L'ANSE - Despite occasional complaints from village residents about water outages, L'Anse's water project is moving along smoothly and is actually a couple of weeks ahead of schedule.
The progress was announced at Monday's regular village council meeting by U.P. Engineers & Architects' project manager Jim Koskiniemi.
Koskiniemi also brought forward a $229,405.46 pay request for the water project, with $202,184.56 going to Danielson Contracting and $27,220.90 to UPEA. The council unanimously approved the request toward the project, which is covered under a $1,767,000 loan through the U.S. Department of Agriculture Rural Development Grant and Loan Program.
Stephen Anderson/Daily Mining Gazette
Culverts and pipes await installation on Meador Street in L’Anse Monday evening as part of the village’s water project.
"The project is moving along really well," Koskiniemi told the council. "We're actually two weeks ahead of schedule. We're hoping that (water tank on Dynamite Hill) will be painted this fall and beat the cold weather. If not, it'll have to wait until spring."

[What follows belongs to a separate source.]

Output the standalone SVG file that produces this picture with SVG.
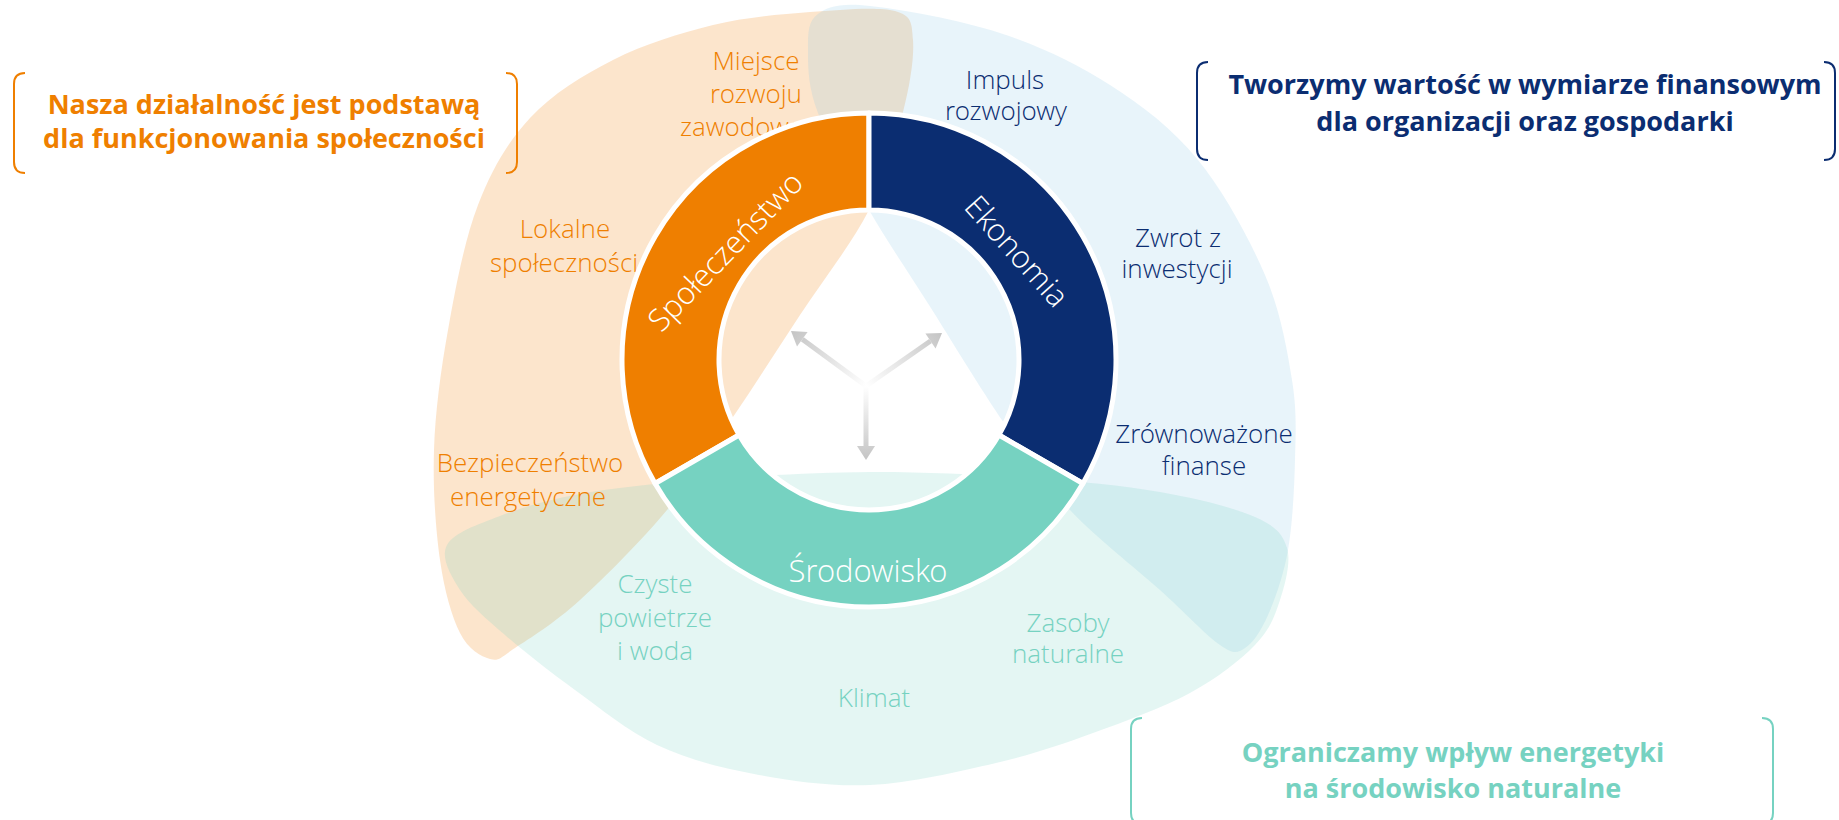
<svg xmlns="http://www.w3.org/2000/svg" width="1839" height="820" viewBox="0 0 1839 820">
<defs>
<style>
.lbl{font-family:'Open Sans Light','Lato Light','Open Sans','Noto Sans',sans-serif;font-weight:300;font-size:26px;text-anchor:middle}
.seg{font-family:'Open Sans Light','Lato Light','Open Sans','Noto Sans',sans-serif;font-weight:300;font-size:31px;fill:#fff;text-anchor:middle}
.head{font-family:'Open Sans','Noto Sans',sans-serif;font-weight:700;font-size:27px;text-anchor:middle}
.o{fill:#EF7F00}.n{fill:#0B2D71}.t{fill:#76D2C1}
.ring{stroke:#fff;stroke-width:5;stroke-linejoin:round}
.br{fill:none;stroke-width:2}
.arr{stroke-width:5;fill:none}
</style>
<linearGradient id="gL" gradientUnits="userSpaceOnUse" x1="866" y1="386" x2="791" y2="331"><stop offset="0" stop-color="#fff"/><stop offset="1" stop-color="#C4C4C4"/></linearGradient>
<linearGradient id="gR" gradientUnits="userSpaceOnUse" x1="866" y1="386" x2="942" y2="333"><stop offset="0" stop-color="#fff"/><stop offset="1" stop-color="#C4C4C4"/></linearGradient>
<linearGradient id="gD" gradientUnits="userSpaceOnUse" x1="866" y1="386" x2="866" y2="460"><stop offset="0" stop-color="#fff"/><stop offset="1" stop-color="#C4C4C4"/></linearGradient>
</defs>
<rect width="1839" height="820" fill="#fff"/>
<g id="background-areas">
<path id="area-spoleczenstwo" fill="#EF7F00" fill-opacity="0.2" d="M 490,659 C 480.8,656.5 468.3,649.5 460,633 C 451.7,616.5 444.3,590.5 440,560 C 435.7,529.5 432.7,488.3 434,450 C 435.3,411.7 440.7,370.8 448,330 C 455.3,289.2 464.3,240.3 478,205 C 491.7,169.7 507.5,142.2 530,118 C 552.5,93.8 582.5,75.5 613,60 C 643.5,44.5 680.2,33 713,25 C 745.8,17 779.7,14.3 810,12 C 840.3,9.7 877.8,6.3 895,11 C 912.2,15.7 911.7,23.2 913,40 C 914.3,56.8 910.3,83.7 903,112 C 895.7,140.3 886.2,176.2 869,210 C 851.8,243.8 822.7,280.5 800,315 C 777.3,349.5 755.2,384.5 733,417 C 710.8,449.5 692.5,479.5 667,510 C 641.5,540.5 605.3,577 580,600 C 554.7,623 530,638.2 515,648 C 500,657.8 499.2,661.5 490,659 Z"/>
<path id="area-ekonomia" fill="#8CC8E6" fill-opacity="0.2" d="M 808,50 C 808,33.5 807.7,21.3 818,14 C 828.3,6.7 839.7,2.8 870,6 C 900.3,9.2 960,19.8 1000,33 C 1040,46.2 1077,63.8 1110,85 C 1143,106.2 1172.2,128.3 1198,160 C 1223.8,191.7 1249.3,238.3 1265,275 C 1280.7,311.7 1287,349.2 1292,380 C 1297,410.8 1295.7,431.7 1295,460 C 1294.3,488.3 1292.5,524.2 1288,550 C 1283.5,575.8 1275.2,598.7 1268,615 C 1260.8,631.3 1253,643 1245,648 C 1237,653 1234.2,654.7 1220,645 C 1205.8,635.3 1185,612.5 1160,590 C 1135,567.5 1096,537.8 1070,510 C 1044,482.2 1027.5,457.2 1004,423 C 980.5,388.8 951.5,340.5 929,305 C 906.5,269.5 887.5,242 869,210 C 850.5,178 828.2,139.7 818,113 C 807.8,86.3 808,66.5 808,50 Z"/>
<path id="area-srodowisko" fill="#76D2C1" fill-opacity="0.2" d="M 447,545 C 453.7,532.7 477.8,524.5 500,516 C 522.2,507.5 546.7,500 580,494 C 613.3,488 651.8,483.7 700,480 C 748.2,476.3 814,472.3 869,472 C 924,471.7 981.5,474.7 1030,478 C 1078.5,481.3 1122.5,485.5 1160,492 C 1197.5,498.5 1233.8,507.7 1255,517 C 1276.2,526.3 1282.8,534.2 1287,548 C 1291.2,561.8 1285.3,583.8 1280,600 C 1274.7,616.2 1270,629.5 1255,645 C 1240,660.5 1217,678.3 1190,693 C 1163,707.7 1125.3,721.3 1093,733 C 1060.7,744.7 1033.2,754.3 996,763 C 958.8,771.7 910.3,783.2 870,785 C 829.7,786.8 789.5,780.7 754,774 C 718.5,767.3 686.8,759 657,745 C 627.2,731 600.3,708.3 575,690 C 549.7,671.7 524.2,651.7 505,635 C 485.8,618.3 469.7,605 460,590 C 450.3,575 440.3,557.3 447,545 Z"/>
</g>
<g id="area-labels">
<text class="lbl o" x="756" y="70">Miejsce</text>
<text class="lbl o" x="756" y="103">rozwoju</text>
<text class="lbl o" x="756" y="136">zawodowego</text>
<text class="lbl o" x="565" y="238">Lokalne</text>
<text class="lbl o" x="564" y="272">społeczności</text>
<text class="lbl o" x="530" y="472">Bezpieczeństwo</text>
<text class="lbl o" x="528" y="506">energetyczne</text>
<text class="lbl t" x="655" y="593">Czyste</text>
<text class="lbl t" x="655" y="627">powietrze</text>
<text class="lbl t" x="655" y="660">i woda</text>
<text class="lbl t" x="874" y="707">Klimat</text>
<text class="lbl t" x="1068" y="632">Zasoby</text>
<text class="lbl t" x="1068" y="663">naturalne</text>
<text class="lbl n" x="1005" y="89">Impuls</text>
<text class="lbl n" x="1006" y="120">rozwojowy</text>
<text class="lbl n" x="1178" y="247">Zwrot z</text>
<text class="lbl n" x="1177" y="278">inwestycji</text>
<text class="lbl n" x="1204" y="443">Zrównoważone</text>
<text class="lbl n" x="1204" y="475">finanse</text>
</g>
<g id="node-spoleczenstwo">
<path class="ring o" d="M 655.1,483.5 A 247 247 0 0 1 869,113 L 869,210 A 150 150 0 0 0 739.1,435 Z"/>
<text class="seg" transform="translate(726,252) rotate(-46)" x="0" y="10">Społeczeństwo</text>
</g>
<g id="node-ekonomia">
<path class="ring n" d="M 869,113 A 247 247 0 0 1 1082.9,483.5 L 998.9,435 A 150 150 0 0 0 869,210 Z"/>
<text class="seg" transform="translate(1016,252) rotate(48)" x="0" y="10">Ekonomia</text>
</g>
<g id="node-srodowisko">
<path class="ring t" d="M 1082.9,483.5 A 247 247 0 0 1 655.1,483.5 L 739.1,435 A 150 150 0 0 0 998.9,435 Z"/>
<text class="seg" x="868" y="582">Środowisko</text>
</g>
<g id="connectors">
<line class="arr" stroke="url(#gL)" x1="866" y1="386" x2="802.3" y2="339.3"/>
<polygon fill="url(#gL)" points="791,331 807.6,332 797,346.6"/>
<line class="arr" stroke="url(#gR)" x1="866" y1="386" x2="930.5" y2="341"/>
<polygon fill="url(#gR)" points="942,333 935.6,348.4 925.4,333.6"/>
<line class="arr" stroke="url(#gD)" x1="866" y1="386" x2="866" y2="447"/>
<polygon fill="url(#gD)" points="857,446 875,446 866,460"/>
</g>
<g id="callout-spoleczenstwo">
<path class="br" stroke="#EF7F00" d="M 25,73 Q 14,73 14,84 L 14,162 Q 14,173 25,173"/>
<path class="br" stroke="#EF7F00" d="M 506,73 Q 517,73 517,84 L 517,162 Q 517,173 506,173"/>
<text class="head o" x="264" y="114">Nasza działalność jest podstawą</text>
<text class="head o" x="264" y="148">dla funkcjonowania społeczności</text>
</g>
<g id="callout-ekonomia">
<path class="br" stroke="#0B2D71" d="M 1208,62 Q 1197,62 1197,73 L 1197,149 Q 1197,160 1208,160"/>
<path class="br" stroke="#0B2D71" d="M 1824,62 Q 1835,62 1835,73 L 1835,149 Q 1835,160 1824,160"/>
<text class="head n" x="1525" y="94">Tworzymy wartość w wymiarze finansowym</text>
<text class="head n" x="1525" y="131">dla organizacji oraz gospodarki</text>
</g>
<g id="callout-srodowisko">
<path class="br" stroke="#76D2C1" d="M 1142,718 Q 1131,718 1131,729 L 1131,813 Q 1131,824 1142,824"/>
<path class="br" stroke="#76D2C1" d="M 1762,718 Q 1773,718 1773,729 L 1773,813 Q 1773,824 1762,824"/>
<text class="head t" x="1453" y="762">Ograniczamy wpływ energetyki</text>
<text class="head t" x="1453" y="798">na środowisko naturalne</text>
</g>
</svg>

In addition to the work on the Dynamite Hill water tank, current work includes new hydrants and piping and culvert improvements in the low-pressure area on the north end of town off Meador Street, and new pipe at the water plant along Bay Shore Drive.
"It's ahead of schedule, which is awesome, but we just have to make sure everything keeps going," village manager Bob LaFave said after the meeting.
In other business, the council:
approved a Michigan State Housing Development Authority fair housing resolution saying the village "shall not discriminate in the sale, rental, leasing or financing of housing because of religion, race, color, gender, physical or mental disabilities, national origin, age, height, weight, familial status or marital status." The resolution also said the village will assist with all persons who feel they have been discriminated against.
approved Ordinance No. 260, which is an amendment to Ordinance No. 177, the Village of L'Anse Water Ordinance. The new ordinance requires all buildings and residences to be connected to the village water system, and prohibits the use of private water supplies and wells (except for any private water supply system which is currently in place and operational).
"Our old ordinance said if you were more than 200 feet away from the line you did not have to connect to it, and this ordinance does not allow you to do that," council member Leann Davis said.
heard from Department of Public Works Director Scott Lloyd. He also noted the water project is going well, but in unrelated comments, he expressed concern to the council about lack of street numbers on residents' houses, and stray cats in the village. The council took no action on either issue.